Well probably not _just_ , but Qanats are persian tech and spread from there,
even today the majority of qanats (both historical and extant) is in Iran,
with still-active qanats more than 2000 years old. So it makes sense that this
is where they have the largest cultural presence, and understanding.

------
pknerd
You might also want to learn about _Karez_ that is used in Balochistan,
Pakistan.

[https://www.youtube.com/watch?v=lhpjbi93Jzg](https://www.youtube.com/watch?v=lhpjbi93Jzg)

------
neito
My first thought (even though it's a bit of an overused meme) is that these
look exactly like the holes in Japanese horror manga master Junji Ito's /The
Enigma of Amigara Fault/ (don't look that up if you're claustrophobic or not
cool with body horror).

------
g8oz
Another article:

[http://archive.aramcoworld.com/issue/201405/the.water.below....](http://archive.aramcoworld.com/issue/201405/the.water.below.htm)

------
enno
Even better Scrabble-Word:
[https://en.wikipedia.org/wiki/Qat](https://en.wikipedia.org/wiki/Qat)

------
dpw
I saw lots of these in Morocco, between the mountains and the Sahara.
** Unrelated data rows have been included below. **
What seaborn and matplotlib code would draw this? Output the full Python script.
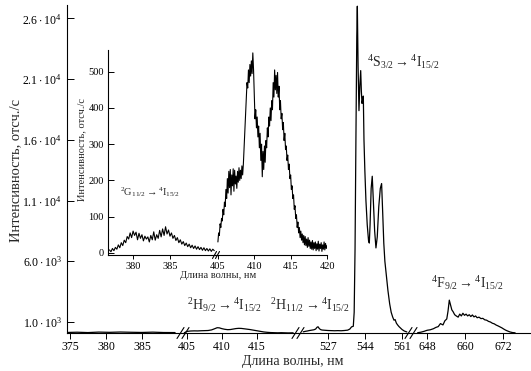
import numpy as np
import pandas as pd
import matplotlib
matplotlib.use("Agg")
import matplotlib.pyplot as plt
from matplotlib.lines import Line2D
import seaborn as sns

# main spectrum, four windows of the broken wavelength axis
main_wl_1 = [374.7, 376.0, 377.5, 379.0, 380.5, 382.0, 383.5, 385.0, 386.5, 388.0, 389.6]
main_int_1 = [140, 160, 130, 170, 150, 175, 155, 140, 165, 135, 130]

main_wl_2 = [404.6, 405.0, 405.5, 406.0, 406.5, 407.0, 407.5, 408.0, 408.5, 409.0,
             409.3, 409.6, 410.0, 410.4, 410.8, 411.2, 411.6, 412.0, 412.4, 412.8,
             413.2, 413.6, 414.0, 414.5, 415.0, 415.5, 416.0, 416.5, 417.0, 417.5,
             418.0, 418.5, 419.0, 419.5, 420.2]
main_int_2 = [120, 230, 260, 270, 265, 280, 290, 300, 350, 460,
              530, 520, 450, 400, 370, 380, 420, 460, 480, 470,
              440, 410, 380, 330, 280, 230, 180, 150, 130, 120,
              110, 120, 110, 100, 110]

main_wl_3 = [515.6, 516.5, 517.5, 518.5, 519.5, 520.5, 521.3, 521.9, 522.4, 522.9,
             523.5, 524.2, 525.5, 527.0, 528.5, 530.0, 531.5, 533.0, 534.5, 536.0,
             537.0, 537.8, 538.6, 539.0, 539.4, 539.8, 540.2, 540.45, 540.8, 541.2,
             541.6, 542.0, 542.3, 542.6, 542.9, 543.2, 543.5, 543.9, 544.4, 545.0,
             545.6, 545.95, 546.3, 546.8, 547.3, 547.8, 548.4, 549.0, 549.6, 550.3,
             551.0, 551.6, 552.1, 552.6, 553.1, 553.8, 554.5, 555.3, 556.0, 556.7,
             557.3, 557.8, 558.4, 559.0, 559.6, 560.3, 561.0, 562.0, 563.2]
main_int_3 = [190, 230, 260, 300, 330, 360, 420, 560, 610, 480,
              380, 340, 320, 300, 290, 280, 290, 280, 300, 330,
              420, 600, 650, 1800, 7000, 16000, 24500, 27000, 22000, 18400,
              20500, 21700, 20000, 19000, 19300, 19600, 16000, 13500, 11000, 9000,
              7700, 7500, 9000, 12000, 13000, 11000, 8500, 7100, 8000, 10500,
              12000, 12400, 10000, 7500, 6000, 4800, 3600, 2500, 1800, 1400,
              1150, 1200, 900, 750, 620, 500, 380, 260, 180]

main_wl_4 = [645.0, 646.0, 647.0, 648.0, 649.0, 650.0, 650.8, 651.5, 652.2, 653.0,
             653.6, 654.2, 654.6, 655.0, 655.4, 655.8, 656.2, 656.7, 657.2, 657.8,
             658.3, 658.8, 659.3, 659.8, 660.3, 660.8, 661.3, 661.8, 662.3, 662.8,
             663.3, 663.8, 664.4, 665.0, 665.6, 666.2, 666.8, 667.4, 668.0, 668.6,
             669.2, 669.8, 670.4, 671.0, 671.6, 672.2, 672.8, 673.5, 674.2, 675.0,
             675.8]
main_int_4 = [120, 160, 230, 320, 360, 450, 560, 620, 870, 760,
              1100, 1250, 1900, 2800, 2400, 2000, 1850, 1600, 1500, 1400,
              1650, 1500, 1720, 1550, 1650, 1500, 1600, 1450, 1580, 1420,
              1500, 1350, 1400, 1280, 1300, 1180, 1150, 1050, 1000, 900,
              850, 750, 680, 600, 520, 420, 330, 250, 180, 130,
              110]

main_xlims = [(374.6, 390.7), (404.4, 420.9), (513.2, 565.1), (642.9, 680.5)]
main_xticks = [[375, 380, 385], [405, 410, 415], [527, 544, 561], [648, 660, 672]]
main_yticks = [1000, 6000, 11000, 16000, 21000, 26000]
main_ylabels = [r'$1.0\cdot10^3$', r'$6.0\cdot10^3$', r'$1.1\cdot10^4$',
                r'$1.6\cdot10^4$', r'$2.1\cdot10^4$', r'$2.6\cdot10^4$']

# inset: 2G11/2 and 2H9/2 bands, step 0.2 nm and 0.1 nm
inset_int_1 = [8, 3, 12, 6, 15, 10, 22, 14, 28, 20,
               35, 28, 45, 38, 55, 42, 60, 48, 57, 36,
               54, 40, 50, 33, 46, 38, 44, 30, 48, 36,
               58, 35, 50, 40, 62, 44, 66, 48, 72, 52,
               63, 46, 55, 40, 48, 34, 42, 28, 36, 24,
               31, 20, 27, 17, 24, 14, 21, 12, 19, 10,
               17, 9, 15, 7, 14, 6, 12, 5, 11, 4,
               10, 6]
inset_wl_1 = np.round(np.linspace(376.8, 391.0, len(inset_int_1)), 2)

inset_int_2 = [30, 55, 48, 80, 70, 95, 88, 120, 105, 140,
               128, 175, 150, 205, 165, 225, 180, 230, 160, 215,
               185, 232, 170, 228, 190, 212, 178, 225, 195, 235,
               200, 228, 205, 240, 215, 245, 290, 330, 385, 420,
               470, 455, 505, 470, 520, 488, 530, 495, 552, 505,
               440, 370, 395, 345, 375, 320, 350, 290, 330, 255,
               300, 210, 280, 230, 295, 250, 310, 290, 345, 320,
               375, 350, 400, 365, 420, 395, 470, 430, 505, 450,
               490, 440, 498, 430, 460, 395, 420, 370, 385, 340,
               360, 310, 330, 285, 295, 255, 270, 230, 245, 205,
               215, 175, 185, 150, 160, 120, 130, 95, 105, 70,
               85, 55, 70, 42, 60, 35, 52, 28, 48, 22,
               45, 20, 38, 15, 42, 18, 35, 12, 30, 10,
               34, 8, 28, 12, 30, 6, 25, 10, 32, 5,
               24, 12, 28, 4, 22, 10, 30, 8, 26, 12,
               20]
inset_wl_2 = np.round(np.linspace(405.0, 420.0, len(inset_int_2)), 2)

inset_xlims = [(376.6, 391.1), (404.6, 420.0)]
inset_xticks = [[380, 385], [405, 410, 415, 420]]
inset_yticks = [0, 100, 200, 300, 400, 500]

sns.set_theme(style="ticks")
plt.rcParams['font.family'] = ['Liberation Serif', 'DejaVu Serif']
plt.rcParams['mathtext.fontset'] = 'custom'
plt.rcParams['mathtext.rm'] = 'Liberation Serif'
plt.rcParams['mathtext.it'] = 'Liberation Serif:italic'
plt.rcParams['mathtext.bf'] = 'Liberation Serif:bold'
plt.rcParams['axes.linewidth'] = 0.8
plt.rcParams['axes.edgecolor'] = 'black'

W, H = 531, 371
fig = plt.figure(figsize=(W / 100, H / 100), dpi=100)


def broken_row(box, widths, xlims, xticks, fs, tlen):
    x0, y0, x1, y1 = box
    axes = []
    left = x0
    for i, (w, lim, tk) in enumerate(zip(widths, xlims, xticks)):
        ax = fig.add_axes([left / W, 1 - y1 / H, w / W, (y1 - y0) / H])
        ax.set_facecolor('none')
        ax.set_xlim(*lim)
        ax.set_xticks(tk)
        ax.tick_params(axis='x', direction='out', length=tlen, width=0.7,
                       labelsize=fs, pad=2, colors='black')
        ax.tick_params(axis='y', direction='in', length=tlen + 1, width=0.7,
                       labelsize=fs, colors='black')
        for s in ['top', 'right']:
            ax.spines[s].set_visible(False)
        if i > 0:
            ax.spines['left'].set_visible(False)
            ax.tick_params(axis='y', left=False, labelleft=False)
        axes.append(ax)
        left += w
    return axes


def break_mark(xp, yp, w, h, gap):
    for dx in (-gap / 2, gap / 2):
        fig.add_artist(Line2D([(xp + dx - w / 2) / W, (xp + dx + w / 2) / W],
                              [1 - (yp + h / 2) / H, 1 - (yp - h / 2) / H],
                              color='black', lw=0.8))


# main plot
main_axes = broken_row((67, 5, 530, 333), [116, 115, 113, 119], main_xlims,
                       main_xticks, 8.5, 4)
main_data = [(main_wl_1, main_int_1), (main_wl_2, main_int_2),
             (main_wl_3, main_int_3), (main_wl_4, main_int_4)]
for ax, (wl, val) in zip(main_axes, main_data):
    sns.lineplot(x=wl, y=val, ax=ax, color='black', lw=0.9,
                 estimator=None, sort=False)
    ax.set_ylim(95, 27100)
    ax.set_xlabel('')
    ax.set_ylabel('')
main_axes[0].set_yticks(main_yticks)
main_axes[0].set_yticklabels(main_ylabels)
main_axes[0].tick_params(axis='y', pad=4, labelsize=8.5)
for xb in (183, 298, 411):
    break_mark(xb, 333, 7, 11, 5)

fig.text(293 / W, 1 - 362 / H, 'Длина волны, нм', fontsize=10,
         ha='center', va='center')
fig.text(16 / W, 1 - 170 / H, 'Интенсивность, отсч./с', fontsize=10.5,
         rotation=90, ha='center', va='center')

# inset
inset_axes = broken_row((108, 50, 327, 255), [107, 112], inset_xlims,
                        inset_xticks, 7.5, 3)
inset_data = [(inset_wl_1, inset_int_1), (inset_wl_2, inset_int_2)]
for ax, (wl, val) in zip(inset_axes, inset_data):
    sns.lineplot(x=wl, y=val, ax=ax, color='black', lw=0.8,
                 estimator=None, sort=False)
    ax.set_ylim(-6, 560)
    ax.set_xlabel('')
    ax.set_ylabel('')
inset_axes[0].set_yticks(inset_yticks)
inset_axes[0].tick_params(axis='y', pad=3)
break_mark(216, 255, 4, 7, 3)

fig.text(218 / W, 1 - 276 / H, 'Длина волны, нм', fontsize=7.5,
         ha='center', va='center')
fig.text(82 / W, 1 - 150 / H, 'Интенсивность, отсч./с', fontsize=7.5,
         rotation=90, ha='center', va='center')

# band assignments
labels = [
    (367, 62, r'$^{4}\mathrm{S}_{3/2}\rightarrow{}^{4}\mathrm{I}_{15/2}$', 10),
    (431, 283, r'$^{4}\mathrm{F}_{9/2}\rightarrow{}^{4}\mathrm{I}_{15/2}$', 10),
    (187, 305, r'$^{2}\mathrm{H}_{9/2}\rightarrow{}^{4}\mathrm{I}_{15/2}$', 10),
    (270, 305, r'$^{2}\mathrm{H}_{11/2}\rightarrow{}^{4}\mathrm{I}_{15/2}$', 10),
    (120, 192, r'$^{2}\mathrm{G}_{11/2}\rightarrow{}^{4}\mathrm{I}_{15/2}$', 7.5),
]
for xp, yp, txt, fs in labels:
    fig.text(xp / W, 1 - yp / H, txt, fontsize=fs, ha='left', va='center')

fig.savefig('out.png', dpi=100)
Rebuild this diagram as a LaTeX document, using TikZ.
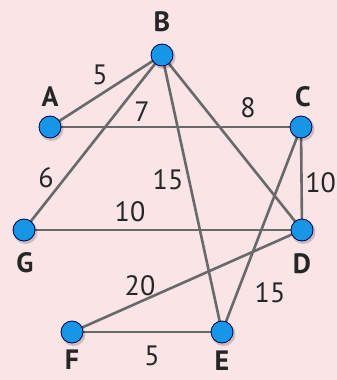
\documentclass[tikz,border=0pt]{standalone}
\usepackage{fontspec}
\setmainfont{PT Sans}
\begin{document}
\begin{tikzpicture}[x=1pt,y=-1pt,
  vert/.style={circle,draw=black!70!blue,line width=0.8pt,fill={rgb,255:red,24;green,150;blue,230},minimum size=22pt,inner sep=0pt},
  edge/.style={draw={rgb,255:red,105;green,105;blue,105},line width=2.6pt},
  lab/.style={font=\fontsize{28}{30}\selectfont\bfseries,text=black!85},
  wt/.style={font=\fontsize{28}{30}\selectfont,text=black!85}]
\definecolor{bg}{RGB}{249,228,230}
\fill[bg] (0,0) rectangle (337,380);
\useasboundingbox (0,0) rectangle (337,380);
\coordinate (pB) at (162,55);
\coordinate (pA) at (50,127);
\coordinate (pC) at (301,127);
\coordinate (pG) at (24,230);
\coordinate (pD) at (302,230);
\coordinate (pF) at (72,332);
\coordinate (pE) at (222,332);
\draw[edge] (pA) -- (pB);
\draw[edge] (pB) -- (pG);
\draw[edge] (pA) -- (pC);
\draw[edge] (pB) -- (pE);
\draw[edge] (pB) -- (pD);
\draw[edge] (pC) -- (pD);
\draw[edge] (pC) -- (pE);
\draw[edge] (pG) -- (pD);
\draw[edge] (pF) -- (pD);
\draw[edge] (pF) -- (pE);
\foreach \v in {A,B,C,D,E,F,G}{
  \fill[black,opacity=0.18] ([shift={(1.5,2)}]p\v) circle (12);
  \node[vert] (\v) at (p\v) {};
}
\node[lab] (lB) at (162,22) {B};
\node[lab] (lA) at (50,97) {A};
\node[lab] (lC) at (303,97) {C};
\node[lab] (lG) at (25,263) {G};
\node[lab] (lD) at (302,264) {D};
\node[lab] (lF) at (72,360) {F};
\node[lab] (lE) at (222,361) {E};
\node[wt] (w1) at (100,75) {5};
\node[wt] (w2) at (142,112) {7};
\node[wt] (w3) at (248,108) {8};
\node[wt] (w4) at (46,178) {6};
\node[wt] (w5) at (168,180) {15};
\node[wt,anchor=east,inner xsep=1pt] (w6) at (337,183) {10};
\node[wt] (w7) at (130,212) {10};
\node[wt] (w8) at (140,286) {20};
\node[wt] (w9) at (270,293) {15};
\node[wt] (w10) at (152,356) {5};
\end{tikzpicture}
\end{document}
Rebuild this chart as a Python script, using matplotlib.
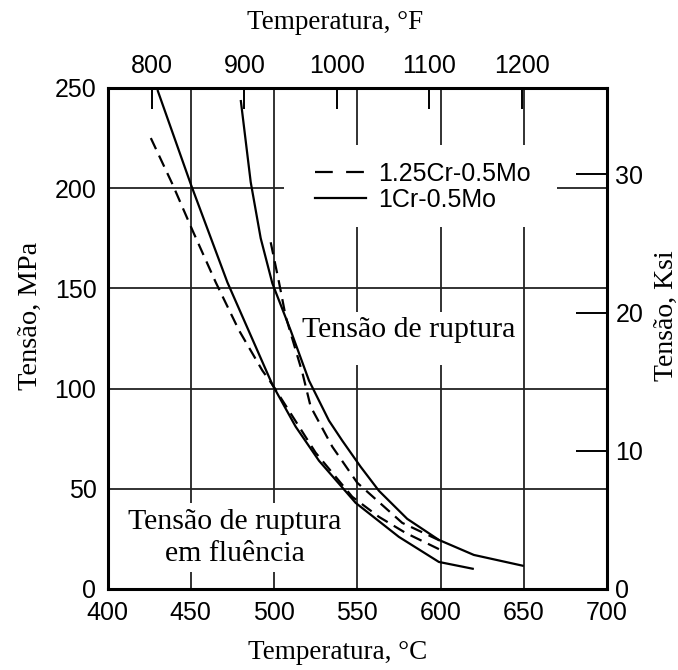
import matplotlib
matplotlib.use("Agg")
import matplotlib.pyplot as plt
from matplotlib.lines import Line2D

# --- data (T in degC, stress in MPa) ---
cr1_creep_T = [430, 450, 472, 499, 513, 527, 549, 575, 599, 620]
cr1_creep_S = [249, 202, 153, 102, 81, 64, 43, 26, 13.5, 10]

cr125_creep_T = [426, 439, 451, 465, 479, 493, 499, 525, 547, 563, 579, 600]
cr125_creep_S = [225, 202, 179, 153, 129, 109, 102, 68, 46, 36, 28, 19.5]

cr1_rupt_T = [480, 486, 492, 499, 510, 521, 533, 541, 552, 563, 580, 599, 620, 650]
cr1_rupt_S = [244, 203, 175, 152.5, 129, 104, 84, 74, 61, 49, 35, 24.5, 17, 11.5]

cr125_rupt_T = [498, 503, 507, 517, 522, 535, 550, 577, 600]
cr125_rupt_S = [173, 153, 136, 108, 91, 71, 53, 33, 24]

x_ticks_c = [400, 450, 500, 550, 600, 650, 700]
y_ticks_mpa = [0, 50, 100, 150, 200, 250]
x_ticks_f = [800, 900, 1000, 1100, 1200]
y_ticks_ksi = [0, 10, 20, 30]

SERIF = "Liberation Serif"
SANS = "Liberation Sans"
TICK_FS = 18

fig = plt.figure(figsize=(6.78, 6.70), dpi=100)
ax = fig.add_axes([0.1586, 0.1209, 0.7367, 0.7478])
ax.set_xlim(400, 700)
ax.set_ylim(0, 250)

# grid lines, broken where the labels / legend sit
gkw = dict(color="#222222", lw=1.3, zorder=1)
for x in (450, 500):
    ax.vlines(x, 0, 8.5, **gkw)
    ax.vlines(x, 43, 250, **gkw)
for x in (550, 600):
    ax.vlines(x, 0, 111.8, **gkw)
    ax.vlines(x, 138.2, 180.6, **gkw)
    ax.vlines(x, 221.6, 250, **gkw)
ax.vlines(650, 0, 180.6, **gkw)
ax.vlines(650, 221.6, 250, **gkw)
for y in (50, 100, 150):
    ax.hlines(y, 400, 700, **gkw)
ax.hlines(200, 400, 506, **gkw)
ax.hlines(200, 670, 700, **gkw)

# curves
ckw = dict(color="black", lw=1.6, zorder=3, solid_capstyle="butt")
dash = (0, (5.5, 3.2))
ax.plot(cr1_creep_T, cr1_creep_S, "-", **ckw)
ax.plot(cr1_rupt_T, cr1_rupt_S, "-", **ckw)
ax.plot(cr125_creep_T, cr125_creep_S, linestyle=dash, **ckw)
ax.plot(cr125_rupt_T, cr125_rupt_S, linestyle=dash, **ckw)

# annotations
ax.text(581, 129, "Tensão de ruptura", family=SERIF, fontsize=21.5,
        ha="center", va="center", zorder=2)
ax.text(476.4, 25.2, "Tensão de ruptura\nem fluência", family=SERIF,
        fontsize=21.5, ha="center", va="center", linespacing=1.3, zorder=2)

handles = [
    Line2D([], [], color="black", lw=1.6, linestyle=(0, (8, 6))),
    Line2D([], [], color="black", lw=1.6, linestyle="-"),
]
ax.legend(handles, ["1.25Cr-0.5Mo", "1Cr-0.5Mo"], loc="upper left",
          bbox_to_anchor=(0.415, 0.852), frameon=False, borderpad=0,
          borderaxespad=0, handlelength=2.06, handletextpad=0.47,
          labelspacing=0.08, prop=dict(family=SANS, size=TICK_FS))

# main axes ticks
ax.set_xticks(x_ticks_c)
ax.set_yticks(y_ticks_mpa)
ax.tick_params(length=0, labelsize=TICK_FS)
ax.tick_params(axis="x", pad=9)
ax.tick_params(axis="y", pad=8)
for lab in ax.get_xticklabels() + ax.get_yticklabels():
    lab.set_family(SANS)
for sp in ax.spines.values():
    sp.set_linewidth(2.2)
    sp.set_zorder(5)
ax.set_xlabel("Temperatura, °C", family=SERIF, fontsize=19.5)
ax.xaxis.set_label_coords(0.461, -0.102)
ax.set_ylabel("Tensão, MPa", family=SERIF, fontsize=20.5)
ax.yaxis.set_label_coords(-0.129, 0.545)

# top axis in degF
top = ax.secondary_xaxis("top", functions=(lambda c: c * 9 / 5 + 32,
                                           lambda f: (f - 32) * 5 / 9))
top.set_xticks(x_ticks_f)
top.tick_params(direction="in", length=15, width=1.4, labelsize=TICK_FS, pad=7)
for lab in top.get_xticklabels():
    lab.set_family(SANS)
top.set_xlabel("Temperatura, °F", family=SERIF, fontsize=19.5)
top.xaxis.set_label_coords(0.455, 1.118, transform=ax.transAxes)

# right axis in ksi
right = ax.secondary_yaxis("right", functions=(lambda m: m / 6.895,
                                               lambda k: k * 6.895))
right.set_yticks(y_ticks_ksi)
right.tick_params(direction="in", length=22, width=1.4, labelsize=TICK_FS, pad=6)
for lab in right.get_yticklabels():
    lab.set_family(SANS)
right.set_ylabel("Tensão, Ksi", family=SERIF, fontsize=20)
right.yaxis.set_label_coords(1.094, 0.545, transform=ax.transAxes)

fig.savefig("out.png", dpi=100)
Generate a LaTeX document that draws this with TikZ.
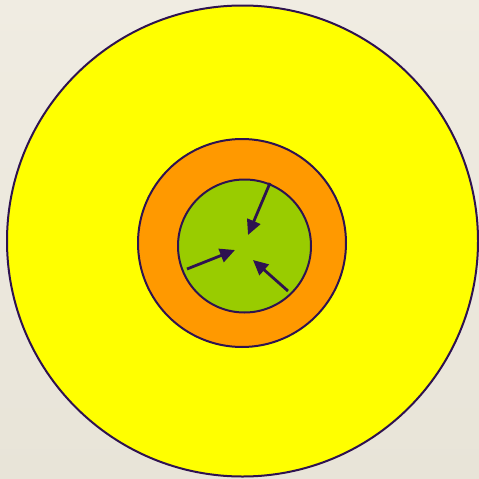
\documentclass[tikz,border=0pt]{standalone}
\usetikzlibrary{arrows.meta}
\definecolor{bgtop}{HTML}{F0ECE2}
\definecolor{bgbot}{HTML}{E8E4D8}
\definecolor{ring}{HTML}{2E1250}
\definecolor{yel}{HTML}{FFFF00}
\definecolor{ora}{HTML}{FF9900}
\definecolor{grn}{HTML}{99CC00}
\tikzset{
  disc/.style={circle, draw=ring, line width=2pt, inner sep=0pt},
  inarrow/.style={draw=ring, line width=2.8pt, -{Triangle[length=15pt,width=14pt]}, shorten >=0pt}
}
\begin{document}
\begin{tikzpicture}[x=1pt,y=-1pt]
\useasboundingbox (0,0) rectangle (479,479);
\shade[top color=bgtop, bottom color=bgbot] (0,0) rectangle (479,479);
\node[disc, fill=yel, minimum size=471pt] (outer) at (242.5,241) {};
\node[disc, fill=ora, minimum size=208pt] (mid) at (242,243) {};
\node[disc, fill=grn, minimum size=133pt] (core) at (244.5,246) {};
\coordinate (a1s) at (270,183);
\coordinate (a1e) at (248,235);
\coordinate (a2s) at (187,269);
\coordinate (a2e) at (235,250);
\coordinate (a3s) at (288,291);
\coordinate (a3e) at (253,260);
\draw[inarrow] (a1s) -- (a1e);
\draw[inarrow] (a2s) -- (a2e);
\draw[inarrow] (a3s) -- (a3e);
\end{tikzpicture}
\end{document}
Well, what I saw were the regularly spaced mounds of earth at the top of the
access shafts.

------
sunasra
I am trying to do pilot. Any good I can prefer?

------
alismayilov
We have them in Azerbaijan too.

------
meapix
ⵜⴰⵔⴳⴰ

------
guard-of-terra
I've watched a movie where they even have those in Palermo (Italy).